Wow. I raced through this book based on what I consider sheer “plot-based adrenaline” alone. Emma Donoghue always manages to have what I call ‘spicy’ plots (Slammerkin) and her latest, The Sealed Letter, is no exception.
The plot recreates 19th century London (1864) and a true-life divorce tale of the Victorian era. Emily “Fido” Faithfull is an independent woman (read ‘spinster’) and relatively successful publisher at the forefront fo the British women’s movement. Fido’s long lost friend, Helen Codrington, returns to London after a seven year absence and intends to rekindle their relationship. But that isn’t the only relationship Helen is pursuing; she’s invovled in an affair with a much younger British Officer and complains bitterly about her loveless marriage to an aging Admiral. Helen succeeds in entangling Fido in all of her relationships leading to a public and extremely messy divorce trial.

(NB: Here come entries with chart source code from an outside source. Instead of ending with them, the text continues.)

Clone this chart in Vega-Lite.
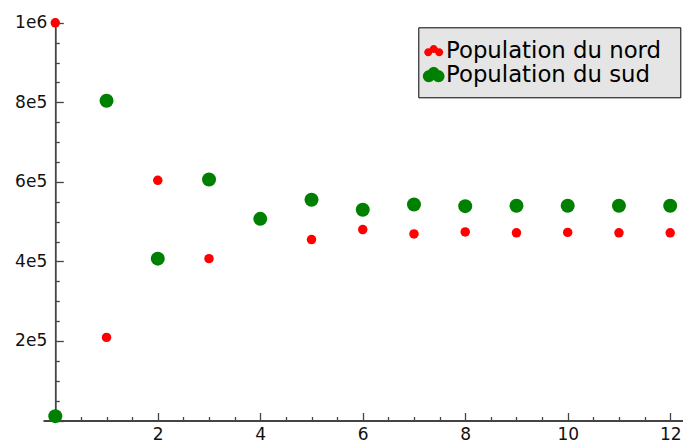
{
  "$schema": "https://vega.github.io/schema/vega-lite/v6.json",
  "width": 640,
  "height": 402.5,
  "autosize": {"type": "none"},
  "padding": {"left": 43, "top": 18, "right": 0, "bottom": 20.5},
  "background": "white",
  "config": {
    "view": {"stroke": null},
    "axis": {
      "grid": false,
      "domainColor": "#444444",
      "domainWidth": 1.8,
      "tickColor": "#444444",
      "tickWidth": 1.3,
      "labelFont": "DejaVu Sans",
      "labelFontSize": 17,
      "labelColor": "#111111",
      "labelOverlap": false,
      "labelFlush": false,
      "labelBound": false,
      "title": null
    }
  },
  "data": {
    "values": [
      {"n": 0, "population": 1000000, "serie": "Population du nord"},
      {"n": 1, "population": 209000, "serie": "Population du nord"},
      {"n": 2, "population": 604000, "serie": "Population du nord"},
      {"n": 3, "population": 407000, "serie": "Population du nord"},
      {"n": 4, "population": 505000, "serie": "Population du nord"},
      {"n": 5, "population": 455000, "serie": "Population du nord"},
      {"n": 6, "population": 480000, "serie": "Population du nord"},
      {"n": 7, "population": 469000, "serie": "Population du nord"},
      {"n": 8, "population": 474000, "serie": "Population du nord"},
      {"n": 9, "population": 472000, "serie": "Population du nord"},
      {"n": 10, "population": 473000, "serie": "Population du nord"},
      {"n": 11, "population": 472000, "serie": "Population du nord"},
      {"n": 12, "population": 472000, "serie": "Population du nord"},
      {"n": 0, "population": 11000, "serie": "Population du sud"},
      {"n": 1, "population": 804000, "serie": "Population du sud"},
      {"n": 2, "population": 407000, "serie": "Population du sud"},
      {"n": 3, "population": 606000, "serie": "Population du sud"},
      {"n": 4, "population": 507000, "serie": "Population du sud"},
      {"n": 5, "population": 555000, "serie": "Population du sud"},
      {"n": 6, "population": 530000, "serie": "Population du sud"},
      {"n": 7, "population": 543000, "serie": "Population du sud"},
      {"n": 8, "population": 539000, "serie": "Population du sud"},
      {"n": 9, "population": 540000, "serie": "Population du sud"},
      {"n": 10, "population": 540000, "serie": "Population du sud"},
      {"n": 11, "population": 540000, "serie": "Population du sud"},
      {"n": 12, "population": 540000, "serie": "Population du sud"}
    ]
  },
  "encoding": {
    "x": {
      "field": "n",
      "type": "quantitative",
      "scale": {"domain": [-0.24, 12.25], "nice": false, "zero": false},
      "axis": {
        "values": [0, 0.5, 1, 1.5, 2, 2.5, 3, 3.5, 4, 4.5, 5, 5.5, 6, 6.5, 7, 7.5, 8, 8.5, 9, 9.5, 10, 10.5, 11, 11.5, 12],
        "tickSize": {"condition": {"test": "datum.value % 2 === 0", "value": -8}, "value": -4},
        "labelExpr": "datum.value % 2 === 0 && datum.value > 0 ? '' + datum.value : ''",
        "labelPadding": 13.5
      }
    },
    "y": {
      "field": "population",
      "type": "quantitative",
      "scale": {"domain": [0, 1012000], "nice": false, "zero": false},
      "axis": {
        "offset": -12.3,
        "values": [0, 50000, 100000, 150000, 200000, 250000, 300000, 350000, 400000, 450000, 500000, 550000, 600000, 650000, 700000, 750000, 800000, 850000, 900000, 950000, 1000000],
        "tickSize": {"condition": {"test": "datum.value % 200000 === 0", "value": -8}, "value": -4},
        "labelExpr": "datum.value % 200000 === 0 && datum.value > 0 ? (datum.value === 1000000 ? '1e6' : (datum.value / 100000) + 'e5') : ''",
        "labelPadding": 16.6
      }
    },
    "color": {
      "field": "serie",
      "type": "nominal",
      "scale": {"domain": ["Population du nord", "Population du sud"], "range": ["#ff0000", "#008000"]},
      "legend": null
    }
  },
  "layer": [
    {
      "mark": {"type": "point", "filled": true, "opacity": 0, "strokeWidth": 0, "size": 484},
      "encoding": {
        "color": {
          "field": "serie",
          "type": "nominal",
          "scale": {"domain": ["Population du nord", "Population du sud"], "range": ["#ff0000", "#008000"]},
          "legend": {
            "title": "\u2800", "titleFontSize": 6, "titlePadding": 2, "titleFont": "DejaVu Sans",
            "orient": "none", "legendX": 375.3, "legendY": 9.3, "padding": 4,
            "fillColor": "#e5e5e5", "strokeColor": "#000000",
            "symbolSize": 484, "symbolStrokeWidth": 0, "symbolOffset": 0, "symbolOpacity": 1,
            "labelOffset": 0.9, "rowPadding": 0,
            "labelFont": "DejaVu Sans", "labelFontSize": 22.8, "labelColor": "#000000", "labelLimit": 600,
            "labelExpr": "datum.label + '  \u200b'"
          }
        },
        "shape": {
          "field": "serie",
          "type": "nominal",
          "scale": {
            "domain": ["Population du nord", "Population du sud"],
            "range": [
              "M-0.136,0.15 C-0.136,0.351 -0.299,0.514 -0.5,0.514 C-0.701,0.514 -0.864,0.351 -0.864,0.15 C-0.864,-0.051 -0.701,-0.214 -0.5,-0.214 C-0.299,-0.214 -0.136,-0.051 -0.136,0.15 Z M0.364,-0.15 C0.364,0.051 0.201,0.214 0,0.214 C-0.201,0.214 -0.364,0.051 -0.364,-0.15 C-0.364,-0.351 -0.201,-0.514 0,-0.514 C0.201,-0.514 0.364,-0.351 0.364,-0.15 Z M0.864,0.15 C0.864,0.351 0.701,0.514 0.5,0.514 C0.299,0.514 0.136,0.351 0.136,0.15 C0.136,-0.051 0.299,-0.214 0.5,-0.214 C0.701,-0.214 0.864,-0.051 0.864,0.15 Z",
              "M0.105,0.15 C0.105,0.451 -0.139,0.695 -0.44,0.695 C-0.741,0.695 -0.985,0.451 -0.985,0.15 C-0.985,-0.151 -0.741,-0.395 -0.44,-0.395 C-0.139,-0.395 0.105,-0.151 0.105,0.15 Z M0.545,-0.15 C0.545,0.151 0.301,0.395 0,0.395 C-0.301,0.395 -0.545,0.151 -0.545,-0.15 C-0.545,-0.451 -0.301,-0.695 0,-0.695 C0.301,-0.695 0.545,-0.451 0.545,-0.15 Z M0.985,0.15 C0.985,0.451 0.741,0.695 0.44,0.695 C0.139,0.695 -0.105,0.451 -0.105,0.15 C-0.105,-0.151 0.139,-0.395 0.44,-0.395 C0.741,-0.395 0.985,-0.151 0.985,0.15 Z M0,1.68 L0.001,1.68 Z"
            ]
          },
          "legend": {
            "title": "\u2800", "titleFontSize": 6, "titlePadding": 2, "titleFont": "DejaVu Sans",
            "orient": "none", "legendX": 375.3, "legendY": 9.3, "padding": 4,
            "fillColor": "#e5e5e5", "strokeColor": "#000000",
            "symbolSize": 484, "symbolStrokeWidth": 0, "symbolOffset": 0, "symbolOpacity": 1,
            "labelOffset": 0.9, "rowPadding": 0,
            "labelFont": "DejaVu Sans", "labelFontSize": 22.8, "labelColor": "#000000", "labelLimit": 600,
            "labelExpr": "datum.label + '  \u200b'"
          }
        }
      }
    },
    {
      "transform": [{"filter": "datum.serie === 'Population du nord'"}],
      "mark": {"type": "point", "filled": true, "opacity": 1, "strokeWidth": 0, "size": 90}
    },
    {
      "transform": [{"filter": "datum.serie === 'Population du sud'"}],
      "mark": {"type": "point", "filled": true, "opacity": 1, "strokeWidth": 0, "size": 196}
    }
  ]
}
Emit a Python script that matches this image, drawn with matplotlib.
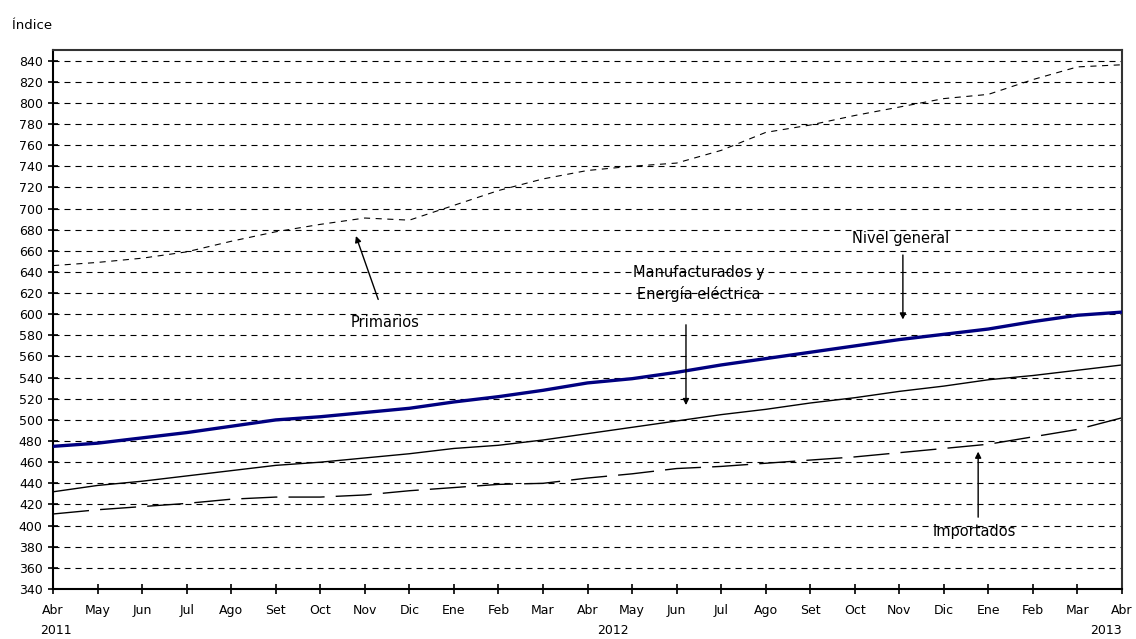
import numpy as np
import matplotlib
matplotlib.use("Agg")
import matplotlib.pyplot as plt

# DATA #################################################################################################################

meses = ['Abr', 'May', 'Jun', 'Jul', 'Ago', 'Set', 'Oct', 'Nov', 'Dic', 'Ene', 'Feb', 'Mar',
         'Abr', 'May', 'Jun', 'Jul', 'Ago', 'Set', 'Oct', 'Nov', 'Dic', 'Ene', 'Feb', 'Mar', 'Abr']
anios = ['2011', '2012', '2013']
anios_pos = [0, 12.5, 24]

nivel_general = [475, 478, 483, 488, 494, 500, 503, 507, 511, 517, 522, 528,
                 535, 539, 545, 552, 558, 564, 570, 576, 581, 586, 593, 599, 602]
manufacturados = [432, 438, 442, 447, 452, 457, 460, 464, 468, 473, 476, 481,
                  487, 493, 499, 505, 510, 516, 521, 527, 532, 538, 542, 547, 552]
importados = [411, 415, 418, 421, 425, 427, 427, 429, 433, 436, 439, 440,
              445, 449, 454, 456, 459, 462, 465, 469, 473, 477, 484, 491, 502]
primarios = [646, 649, 653, 659, 669, 678, 685, 691, 689, 703, 717, 728,
             736, 740, 743, 755, 772, 779, 788, 796, 804, 808, 822, 834, 836]

y_ticks = list(range(340, 841, 20))

# FIGURE ###############################################################################################################

plt.rcParams['font.family'] = ['DejaVu Sans']
fig = plt.figure(figsize=(11.36, 6.39), dpi=100)
ax = fig.add_axes([0.0467, 0.0782, 0.941, 0.8436])

x = np.arange(len(meses))

# grid lines
for v in y_ticks[1:]:
    ax.axhline(v, color='black', lw=0.8, linestyle=(0, (5.4, 4.5)), zorder=1)

ax.plot(x, primarios, color='black', lw=0.8, linestyle=(0, (5.5, 5)), zorder=2)
ax.plot(x, importados, color='black', lw=1.0, linestyle=(0, (26, 8)), zorder=2)
ax.plot(x, manufacturados, color='black', lw=1.0, zorder=2)
ax.plot(x, nivel_general, color='#000080', lw=2.4, zorder=3)

ax.set_xlim(0, 24)
ax.set_ylim(340, 850)
ax.set_yticks(y_ticks)
ax.set_yticklabels([str(v) for v in y_ticks], fontsize=9)
ax.set_xticks(x)
ax.set_xticklabels(meses, fontsize=9)
ax.tick_params(axis='both', direction='inout', length=7, width=1.2, color='black', pad=4)
ax.tick_params(axis='x', pad=7)
for s in ['left', 'bottom']:
    ax.spines[s].set_linewidth(1.5)
    ax.spines[s].set_color('black')
for s in ['top', 'right']:
    ax.spines[s].set_linewidth(1.5)
    ax.spines[s].set_color('#333333')

# years under month labels
for a, p in zip(anios, anios_pos):
    ha = 'center'
    dx = 0.07
    if p == 24:
        ha = 'right'
        dx = 0.0
    ax.text(p + dx, -0.064, a, transform=ax.get_xaxis_transform(),
            ha=ha, va='top', fontsize=9)

fig.text(0.0106, 0.96, 'Índice', fontsize=9.5, ha='left', va='center')

# annotations
arrow = dict(arrowstyle='-|>', color='black', lw=1.0, mutation_scale=9, shrinkA=0, shrinkB=0)
ax.annotate('', xy=(6.80, 674), xytext=(7.30, 614), arrowprops=arrow)
ax.text(7.45, 592, 'Primarios', ha='center', va='center', fontsize=10.5)

ax.annotate('', xy=(14.21, 514), xytext=(14.21, 590), arrowprops=arrow)
ax.text(14.5, 629, 'Manufacturados y\nEnergía eléctrica', ha='center', va='center', fontsize=10.5,
        linespacing=1.5)

ax.annotate('', xy=(19.08, 595), xytext=(19.08, 656), arrowprops=arrow)
ax.text(19.02, 672, 'Nivel general', ha='center', va='center', fontsize=10.5)

ax.annotate('', xy=(20.77, 470), xytext=(20.77, 408), arrowprops=arrow)
ax.text(20.68, 394, 'Importados', ha='center', va='center', fontsize=10.5)

plt.savefig('out.png', dpi=100)
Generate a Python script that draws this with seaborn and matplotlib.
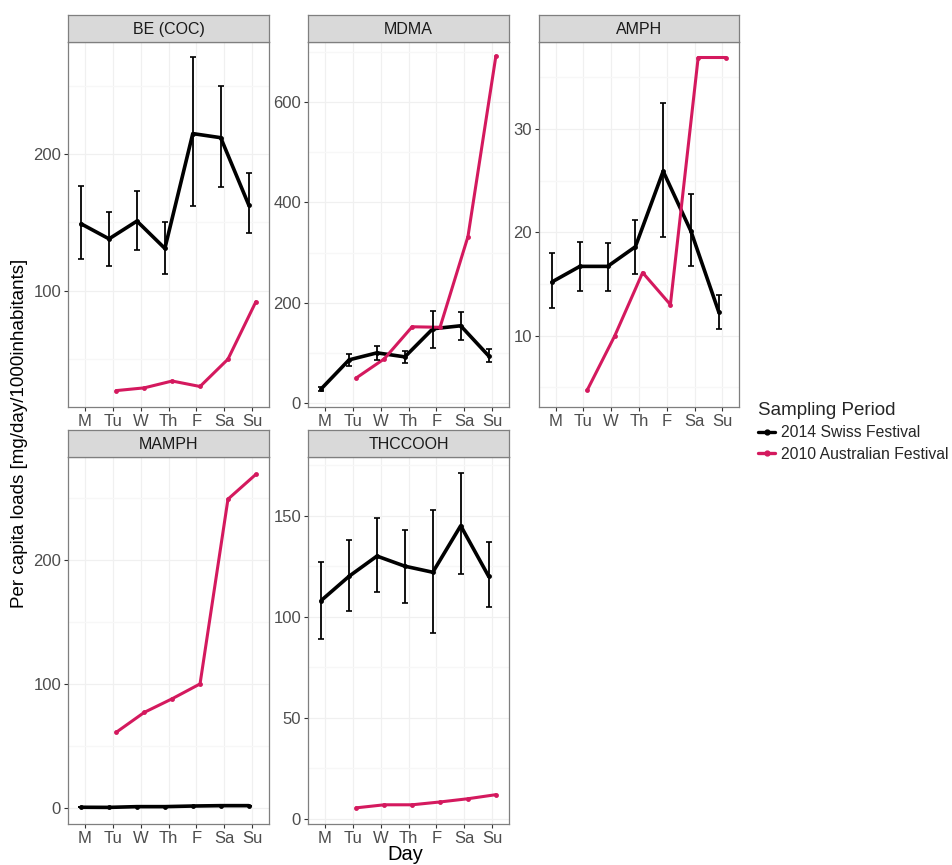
import numpy as np
import pandas as pd
import matplotlib
matplotlib.use("Agg")
import matplotlib.pyplot as plt
from matplotlib.lines import Line2D
import seaborn as sns

days = ["M", "Tu", "W", "Th", "F", "Sa", "Su"]
panels = ["BE (COC)", "MDMA", "AMPH", "MAMPH", "THCCOOH"]
series_names = ["2014 Swiss Festival", "2010 Australian Festival"]

# 2014 Swiss Festival: mean, lower, upper
be_swiss = [149, 138, 151, 131, 215, 212, 163]
be_swiss_lo = [123, 118, 130, 112, 162, 176, 142]
be_swiss_hi = [177, 158, 173, 150, 271, 250, 186]
mdma_swiss = [28, 86, 100, 92, 148, 154, 94]
mdma_swiss_lo = [24, 74, 86, 80, 110, 126, 82]
mdma_swiss_hi = [32, 98, 114, 104, 184, 182, 108]
amph_swiss = [15.2, 16.7, 16.7, 18.6, 25.9, 20.1, 12.3]
amph_swiss_lo = [12.7, 14.3, 14.3, 16.0, 19.5, 16.7, 10.6]
amph_swiss_hi = [18.0, 19.1, 19.0, 21.2, 32.5, 23.7, 13.9]
mamph_swiss = [0.5, 0.4, 1.0, 1.0, 1.5, 1.8, 1.8]
mamph_swiss_lo = [0.5, 0.4, 1.0, 1.0, 1.5, 1.8, 1.8]
mamph_swiss_hi = [0.5, 0.4, 1.0, 1.0, 1.5, 1.8, 1.8]
thc_swiss = [108, 120, 130, 125, 122, 145, 120]
thc_swiss_lo = [89, 103, 112, 107, 92, 121, 105]
thc_swiss_hi = [127, 138, 149, 143, 153, 171, 137]

# 2010 Australian Festival (no Monday sample)
be_aus = [np.nan, 27, 29, 34, 30, 50, 92]
mdma_aus = [np.nan, 50, 88, 152, 151, 332, 692]
amph_aus = [np.nan, 4.7, 10.0, 16.1, 13.0, 36.9, 36.9]
mamph_aus = [np.nan, 61, 77, 88, 100, 249, 269]
thc_aus = [np.nan, 5.5, 7, 7, 8.4, 10, 12]

swiss = {"BE (COC)": (be_swiss, be_swiss_lo, be_swiss_hi),
         "MDMA": (mdma_swiss, mdma_swiss_lo, mdma_swiss_hi),
         "AMPH": (amph_swiss, amph_swiss_lo, amph_swiss_hi),
         "MAMPH": (mamph_swiss, mamph_swiss_lo, mamph_swiss_hi),
         "THCCOOH": (thc_swiss, thc_swiss_lo, thc_swiss_hi)}
aus = {"BE (COC)": be_aus, "MDMA": mdma_aus, "AMPH": amph_aus,
       "MAMPH": mamph_aus, "THCCOOH": thc_aus}

yticks = {"BE (COC)": [100, 200], "MDMA": [0, 200, 400, 600],
          "AMPH": [10, 20, 30], "MAMPH": [0, 100, 200],
          "THCCOOH": [0, 50, 100, 150]}
ylims = {"BE (COC)": (15, 282), "MDMA": (-8, 720), "AMPH": (3.1, 38.4),
         "MAMPH": (-13, 283), "THCCOOH": (-2.5, 179)}

colors = {"2014 Swiss Festival": "#000000", "2010 Australian Festival": "#D4195E"}
dodge = {"2014 Swiss Festival": -0.13, "2010 Australian Festival": 0.13}

rows = []
for p in panels:
    m, lo, hi = swiss[p]
    for i, d in enumerate(days):
        rows.append(dict(panel=p, day=d, idx=i, series=series_names[0], value=m[i], lo=lo[i], hi=hi[i]))
        rows.append(dict(panel=p, day=d, idx=i, series=series_names[1], value=aus[p][i], lo=np.nan, hi=np.nan))
df = pd.DataFrame(rows).dropna(subset=["value"])
df["xpos"] = df["idx"] + df["series"].map(dodge)

sns.set_theme(style="white")
plt.rcParams["font.family"] = ["Liberation Sans", "DejaVu Sans"]

W, H = 952, 865
fig = plt.figure(figsize=(W / 100, H / 100), dpi=100)

def px_axes(x0, y0, x1, y1):
    return fig.add_axes([x0 / W, 1 - y1 / H, (x1 - x0) / W, (y1 - y0) / H])

boxes = {"BE (COC)": (68, 42, 269, 407), "MDMA": (308, 42, 509, 407),
         "AMPH": (539, 42, 739, 407), "MAMPH": (68, 457, 269, 824),
         "THCCOOH": (308, 457, 509, 824)}

for p in panels:
    x0, y0, x1, y1 = boxes[p]
    ax = px_axes(x0, y0, x1, y1)
    sub = df[df.panel == p]
    for i in range(len(days)):
        ax.axvline(i, color="#F0F0F0", lw=0.9, zorder=0)
    yt = yticks[p]
    step = yt[1] - yt[0]
    for v in np.arange(yt[0] - step / 2, yt[-1] + step, step / 2):
        ax.axhline(v, color="#F0F0F0" if v in yt else "#F7F7F7", lw=0.9, zorder=0)
    for s in series_names:
        ss = sub[sub.series == s]
        lw = 2.6 if s == series_names[0] else 2.2
        sns.lineplot(data=ss, x="xpos", y="value", ax=ax, color=colors[s], lw=lw,
                     marker="o", markersize=3.5, markeredgewidth=0, sort=True,
                     estimator=None, legend=False, zorder=3)
        if s == series_names[0]:
            ax.errorbar(ss["xpos"], ss["value"],
                        yerr=[ss["value"] - ss["lo"], ss["hi"] - ss["value"]],
                        fmt="none", ecolor="black", elinewidth=1.3, capsize=2.5,
                        capthick=1.2, zorder=4)
    ax.set_xlim(-0.6, 6.6)
    ax.set_ylim(*ylims[p])
    ax.set_xticks(range(len(days)))
    ax.set_xticklabels(days)
    ax.set_yticks(yt)
    ax.set_xlabel("")
    ax.set_ylabel("")
    ax.tick_params(axis="both", which="major", length=3, width=0.8, color="#333333",
                   labelsize=12, labelcolor="#4D4D4D", pad=2, bottom=True, left=True)
    for sp in ax.spines.values():
        sp.set_color("#7F7F7F")
        sp.set_linewidth(0.9)
    ax.set_facecolor("white")
    sax = px_axes(x0, y0 - 27, x1, y0)
    sax.set_facecolor("#D9D9D9")
    sax.set_xticks([])
    sax.set_yticks([])
    for sp in sax.spines.values():
        sp.set_color("#7F7F7F")
        sp.set_linewidth(0.9)
    sax.text(0.5, 0.45, p, ha="center", va="center", fontsize=11.5, color="#1A1A1A",
             transform=sax.transAxes)

fig.text(20 / W, 1 - 433 / H, "Per capita loads [mg/day/1000inhabitants]",
         rotation=90, ha="center", va="center", fontsize=13.5, color="black")
fig.text(405 / W, 1 - 855 / H, "Day", ha="center", va="center", fontsize=14.5, color="black")

handles = [Line2D([0], [0], color=colors[s], lw=2.4, marker="o", markersize=3.5) for s in series_names]
leg = fig.legend(handles, series_names, title="Sampling Period", loc="upper left",
                 bbox_to_anchor=(758 / W, 1 - 402 / H), frameon=False,
                 fontsize=11.3, title_fontsize=13.5, handlelength=1.1, handletextpad=0.35,
                 labelspacing=0.4, borderaxespad=0, borderpad=0)
leg._legend_box.align = "left"

fig.savefig("out.png", dpi=100, facecolor="white")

Donoghue is masterful at revealing the layers of Victorian life for women and men of all levels of the social strata. There is suspense, innuendo, sexual scandal, and style. The writing is fabulous; Donoguhue’s prose makes these events seem like today’s front page news. This isn’t a quick read by any means, but the story is so compelling I found myself racing through it to learn its resolution. It’s a dark piece too, but worth the effort. Especially since Donoghue provides an historically helpful ‘what really happened’ section as an afterword.